The author of this post, Eric Tyler, focuses on the intersection of technology and entrepreneurship globally. He is the founder and CEO of Globality, an online platform supporting entrepreneurs around the world.
Thanks to a “software eating the world” mentality, the rapid development of open source technologies and expansive growth of online networks, tools for building a startup have never been more powerful and accessible. But how do you navigate all these tools to bolster your entrepreneurial leap?
How do you navigate all these tools to bolster your entrepreneurial leap?
This inquiry took us across three continents, countless meetings and months of market research and boiled down to a simple question to tech entrepreneurs: what tools do you find most effective in your endeavors? The answers culminated in more than 600 resources – from online courses and prototyping tools to technology accelerators and even influential twitterati. And we recently decided to open up all these market research findings in a startup toolbox.
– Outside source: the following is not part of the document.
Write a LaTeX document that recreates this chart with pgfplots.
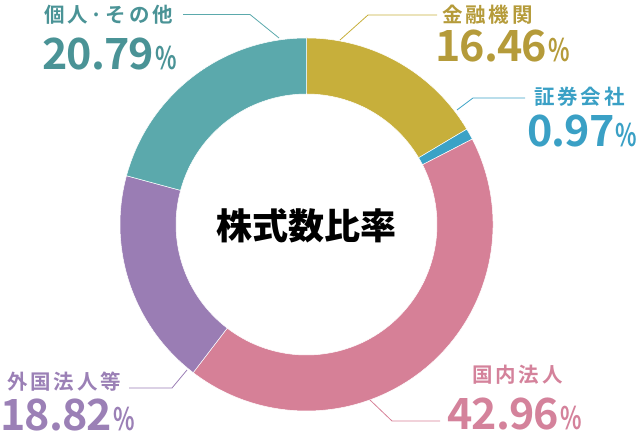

To keep the toolbox updated, we are crowdsourcing its ongoing curation, allowing entrepreneurs to comment, vote, add and continually discover the most useful tools from their peers around the world. And it is clear that the entrepreneurial itch has gone global. Already in the first week since launch, entrepreneurs from more than 40 countries have logged onto the website and submitted tools that we never encountered in our market research.
The entrepreneurial itch has gone global.
These new resources have been wide ranging – from Stanford d.School’s Getting Started Toolkit which outlines the strategies used in its famous design thinking bootcamp and program, to Y Combinator’s new venture capital documents which lay out their terms for funding startups, and even Gmail.JS, which open sources the Javascript code for a Gmail equivalent.
In this process, we realized that there is no one perfect tool to solve all the issues your startup is facing. But by contextualizing the options based on a global community of experiences, we hope to eliminate the decision paralysis and shift entrepreneurs towards action in tackling the pressing task at hand.
Entrepreneurs are pioneers of progress.
This startup toolbox is only the first step in a larger online platform called Globality that is focused on supporting entrepreneurs around the world by breaking down silos of networks and insights. The platform is founded on the belief that entrepreneurs are pioneers of progress, and built to help expedite their entrepreneurial trajectory not just in Silicon Valley but around the world.